# Laptop to Sound System Connection



## stryker23 (May 23, 2004)

I don't know all of the hardware specifications, but I was wondering what is the easiest way to interface a laptop computer with a basic High School Auditorium sound system? I know this is kind of a difficult question when you don't know all of the hardware, but I was wondering if there is a general case. Is there a way to connect the laptop to an axillary connection? What kind of connection is needed to connect it to one of the sound board inputs? Thanks!


----------



## cwwozniak (Nov 29, 2005)

A general case might be to take the stereo headphone output of the laptop and feed it a set of left and right line level (not microphone level) inputs to the soundboard. Radio Shack sells a cable that has a typical mini stereo headphone plug on one end and a pair of RCA Phono plugs on the other end. If the soundboard does not have phono jack inputs you will need some type of adapter plug on the ends of the cable phono plugs to match the soundboard's connector.

You then experiment with the laptop's volume control setting (start low) and the soundboard's input level control to get undistorted sound with minimum noise and hum. If you can not get rid of the hum, you probably need to add a ground loop isolation box (also available from Radio Shack, I believe) to reduce or eliminate the hum.


----------



## stryker23 (May 23, 2004)

I will just need to find a cable to try it out. Hopefully the feedback hum isn't an issue, but if it's a common problem it will probably definately happen with this setup. Thanks for the suggestion. Any other alternative methods would also be appreciated just in case.


----------



## cwwozniak (Nov 29, 2005)

The hum isn't feedback. It is related more how AC power fed into the laptop's charger(assuming you are using it to power the laptop during use) and the soundboard (and projector is you are feeding video from a laptop to a projector). If everything is close to each other and plugged into the same set of outlets, you will have less chance of a hum problem than if the laptop is near the stage and you are feeding a soundboard in the back of the auditorium.


----------



## stryker23 (May 23, 2004)

Alright, thanks for the correction and the tip. I have found an adapter that goes from head phones to rca jack. It's for plugging rca (Is rca the correct name for that type of plug?) headphones into computer jacks. Could I just use this adapter with a straight through rca cable, or do I need a cable that changes plugs?


----------



## cwwozniak (Nov 29, 2005)

Does you adapter have the same type of plugs and jacks as this one?
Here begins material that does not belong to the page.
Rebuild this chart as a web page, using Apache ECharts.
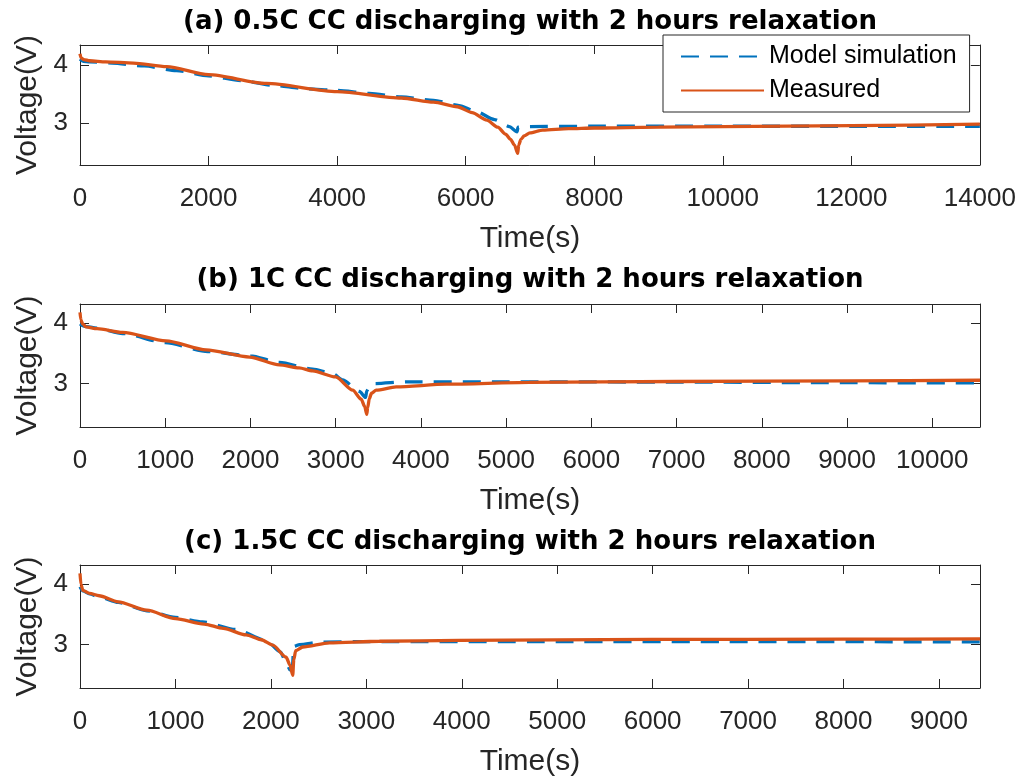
<!DOCTYPE html>
<html>
<head>
<meta charset="utf-8">
<script src="https://cdn.jsdelivr.net/npm/echarts@6/dist/echarts.min.js"></script>
<style>
  html, body { margin: 0; padding: 0; background: #ffffff; }
  #chart { width: 1019px; height: 778px; }
</style>
</head>
<body>
<div id="chart"></div>
<script>
// ---- panel text and axis ticks ----
const panelTitles = [
  '(a) 0.5C CC discharging with 2 hours relaxation',
  '(b) 1C CC discharging with 2 hours relaxation',
  '(c) 1.5C CC discharging with 2 hours relaxation'
];
const xTicksA = [0, 2000, 4000, 6000, 8000, 10000, 12000, 14000];
const xTicksB = [0, 1000, 2000, 3000, 4000, 5000, 6000, 7000, 8000, 9000, 10000];
const xTicksC = [0, 1000, 2000, 3000, 4000, 5000, 6000, 7000, 8000, 9000];
const xEnds = [14000, 10560, 9430];
const yTicks = [3, 4];
const yLimitsA = [2.28, 4.34];
const yLimitsB = [2.28, 4.32];
const yLimitsC = [2.28, 4.32];
const seriesNames = ['Model simulation', 'Measured'];

// ---- (a) 0.5C discharge, then rest ----
const timeModelA = [0, 50, 150, 500, 1000, 1500, 2000, 2500, 3000, 3500, 4000, 4500, 5000, 5500, 5900, 6160, 6450, 6680, 6800, 6815, 6900, 8000, 10000, 12000, 14000];
const voltModelA = [4.10, 4.06, 4.05, 4.03, 3.98, 3.90, 3.81, 3.73, 3.65, 3.59, 3.56, 3.51, 3.45, 3.39, 3.30, 3.20, 3.06, 2.94, 2.85, 2.93, 2.94, 2.945, 2.945, 2.945, 2.945];
const timeMeasA = [0, 15, 60, 150, 400, 830, 1350, 2000, 2900, 4000, 5000, 5500, 5870, 6100, 6330, 6500, 6620, 6700, 6760, 6810, 6825, 6860, 6910, 7000, 7200, 7600, 8000, 9000, 10000, 12000, 14000];
const voltMeasA = [4.19, 4.12, 4.09, 4.07, 4.05, 4.03, 3.97, 3.83, 3.68, 3.54, 3.43, 3.36, 3.28, 3.18, 3.05, 2.93, 2.81, 2.72, 2.62, 2.48, 2.62, 2.72, 2.78, 2.83, 2.88, 2.905, 2.915, 2.93, 2.94, 2.955, 2.98];

// ---- (b) 1C discharge, then rest ----
const timeModelB = [0, 50, 200, 500, 1000, 1500, 2000, 2340, 2730, 2965, 3080, 3280, 3350, 3365, 3400, 3455, 3830, 5000, 7000, 9000, 10560];
const voltModelB = [3.99, 3.95, 3.92, 3.83, 3.68, 3.53, 3.46, 3.35, 3.24, 3.165, 3.06, 2.87, 2.77, 2.88, 2.97, 3.00, 3.03, 3.03, 3.025, 3.015, 3.01];
const timeMeasB = [0, 10, 30, 70, 200, 500, 1010, 1480, 1990, 2340, 2570, 2730, 3000, 3200, 3300, 3340, 3365, 3375, 3395, 3420, 3475, 3710, 4300, 5270, 7000, 9000, 10560];
const voltMeasB = [4.18, 4.06, 3.99, 3.94, 3.91, 3.85, 3.71, 3.56, 3.44, 3.31, 3.26, 3.21, 3.11, 2.89, 2.74, 2.62, 2.49, 2.60, 2.75, 2.84, 2.89, 2.945, 2.99, 3.02, 3.035, 3.045, 3.055];

// ---- (c) 1.5C discharge, then rest ----
const timeModelC = [0, 30, 100, 200, 400, 700, 1000, 1285, 1635, 1950, 2100, 2160, 2200, 2225, 2240, 2300, 2520, 3000, 5000, 7000, 9430];
const voltModelC = [3.96, 3.89, 3.84, 3.79, 3.70, 3.56, 3.45, 3.375, 3.25, 3.07, 2.88, 2.70, 2.58, 2.62, 2.97, 3.00, 3.04, 3.05, 3.05, 3.05, 3.045];
const timeMeasC = [0, 10, 30, 100, 200, 400, 700, 1000, 1300, 1500, 1740, 1900, 2020, 2160, 2200, 2229, 2240, 2260, 2334, 2614, 3137, 3976, 6000, 8000, 9430];
const voltMeasC = [4.18, 4.00, 3.90, 3.85, 3.81, 3.71, 3.57, 3.43, 3.34, 3.27, 3.16, 3.08, 2.99, 2.79, 2.66, 2.49, 2.75, 2.90, 2.96, 3.03, 3.055, 3.07, 3.085, 3.09, 3.095];

// ---- layout & styling ----
const FONT = '"Liberation Sans", Arial, Helvetica, sans-serif';
const TITLE_FONT = '"DejaVu Sans", "Liberation Sans", Arial, sans-serif';
const AXIS_COLOR = '#262626';
const BLUE = '#0072BD';
const ORANGE = '#D95319';
const LINE_W = 3.3;
const panelTops = [45, 304, 565];
const panelHeights = [120, 123, 123];
const titleY = [22, 280, 542];
const xTicks = [xTicksA, xTicksB, xTicksC];
const yLimits = [yLimitsA, yLimitsB, yLimitsC];
const panels = [
  { model: [timeModelA, voltModelA], meas: [timeMeasA, voltMeasA] },
  { model: [timeModelB, voltModelB], meas: [timeMeasB, voltMeasB] },
  { model: [timeModelC, voltModelC], meas: [timeMeasC, voltMeasC] }
];

const zip = (ts, vs) => ts.map((t, i) => [t, vs[i]]);
const plain = (v) => String(v);

const grids = [], xAxes = [], yAxes = [], series = [];
panels.forEach((p, i) => {
  grids.push({ left: 80, width: 900, top: panelTops[i], height: panelHeights[i], containLabel: false });
  const lineCfg = { show: true, onZero: false, lineStyle: { color: AXIS_COLOR, width: 1 } };
  const xTickCfg = { show: true, inside: true, length: 9, customValues: xTicks[i], lineStyle: { color: AXIS_COLOR, width: 1 } };
  xAxes.push({
    type: 'value', gridIndex: i, position: 'bottom', min: 0, max: xEnds[i],
    axisLine: lineCfg, axisTick: xTickCfg,
    axisLabel: { show: true, customValues: xTicks[i], formatter: plain, margin: 21, fontSize: 26, color: AXIS_COLOR, fontFamily: FONT },
    splitLine: { show: false },
    name: 'Time(s)', nameLocation: 'middle', nameGap: 59,
    nameTextStyle: { fontSize: 30, color: AXIS_COLOR, fontFamily: FONT }
  });
  xAxes.push({
    type: 'value', gridIndex: i, position: 'top', min: 0, max: xEnds[i],
    axisLine: lineCfg, axisTick: xTickCfg, axisLabel: { show: false }, splitLine: { show: false }
  });
  const yTickCfg = { show: true, inside: true, length: 9, customValues: yTicks, lineStyle: { color: AXIS_COLOR, width: 1 } };
  yAxes.push({
    type: 'value', gridIndex: i, position: 'left', min: yLimits[i][0], max: yLimits[i][1],
    axisLine: lineCfg, axisTick: yTickCfg,
    axisLabel: { show: true, customValues: yTicks, formatter: plain, margin: 12, fontSize: 26, color: AXIS_COLOR, fontFamily: FONT },
    splitLine: { show: false },
    name: 'Voltage(V)', nameLocation: 'middle', nameGap: 37, nameRotate: 90,
    nameTextStyle: { fontSize: 30, color: AXIS_COLOR, fontFamily: FONT }
  });
  yAxes.push({
    type: 'value', gridIndex: i, position: 'right', min: yLimits[i][0], max: yLimits[i][1],
    axisLine: lineCfg, axisTick: yTickCfg, axisLabel: { show: false }, splitLine: { show: false }
  });
  series.push({
    name: seriesNames[0], type: 'line', xAxisIndex: 2 * i, yAxisIndex: 2 * i,
    data: zip(p.model[0], p.model[1]), showSymbol: false, symbol: 'none',
    smooth: 0.25, smoothMonotone: 'x',
    lineStyle: { color: BLUE, width: LINE_W, type: [18, 11], cap: 'butt' },
    itemStyle: { color: BLUE }, z: 2
  });
  series.push({
    name: seriesNames[1], type: 'line', xAxisIndex: 2 * i, yAxisIndex: 2 * i,
    data: zip(p.meas[0], p.meas[1]), showSymbol: false, symbol: 'none',
    smooth: 0.25, smoothMonotone: 'x',
    lineStyle: { color: ORANGE, width: LINE_W, type: 'solid' },
    itemStyle: { color: ORANGE }, z: 3
  });
});

const chart = echarts.init(document.getElementById('chart'), null, { renderer: 'canvas' });
chart.setOption({
  animation: false,
  backgroundColor: '#ffffff',
  grid: grids,
  xAxis: xAxes,
  yAxis: yAxes,
  series: series,
  legend: {
    data: seriesNames, orient: 'vertical', left: 663, top: 35,
    itemWidth: 83, itemHeight: 25, itemGap: 9,
    padding: [9, 13, 9, 17],
    backgroundColor: '#ffffff', borderColor: AXIS_COLOR, borderWidth: 1,
    itemStyle: { opacity: 0 },
    textStyle: { fontSize: 25, color: '#000000', fontFamily: FONT },
    selectedMode: false, z: 10
  },
  graphic: panelTitles.map((t, i) => ({
    type: 'text', x: 530, y: titleY[i], z: 20,
    style: { text: t, font: 'bold 26px ' + TITLE_FONT, fill: '#000000', align: 'center', verticalAlign: 'middle' }
  }))
});
</script>
</body>
</html>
http://www.amazon.co.uk/Hama-Cable-...VY2/ref=pd_sxp_grid_i_1_1/203-4971050-6540719

Or does it look more like this?

http://www.radioshack.com/product/i...d=2032058&kw=stereo+adapter&parentPage=search

The first one has a pair of RCA Phono jacks. The second one has a 1/4 inch stereo phone jack.


----------



## stryker23 (May 23, 2004)

It actually looks like the first one, but it has the same connectors as the second one. I guess they are just called 1/4 stereo jacks. With the adapter I was able to get the computer to work through the head phone jack, and it seems to sound alright. Thanks for the help.


----------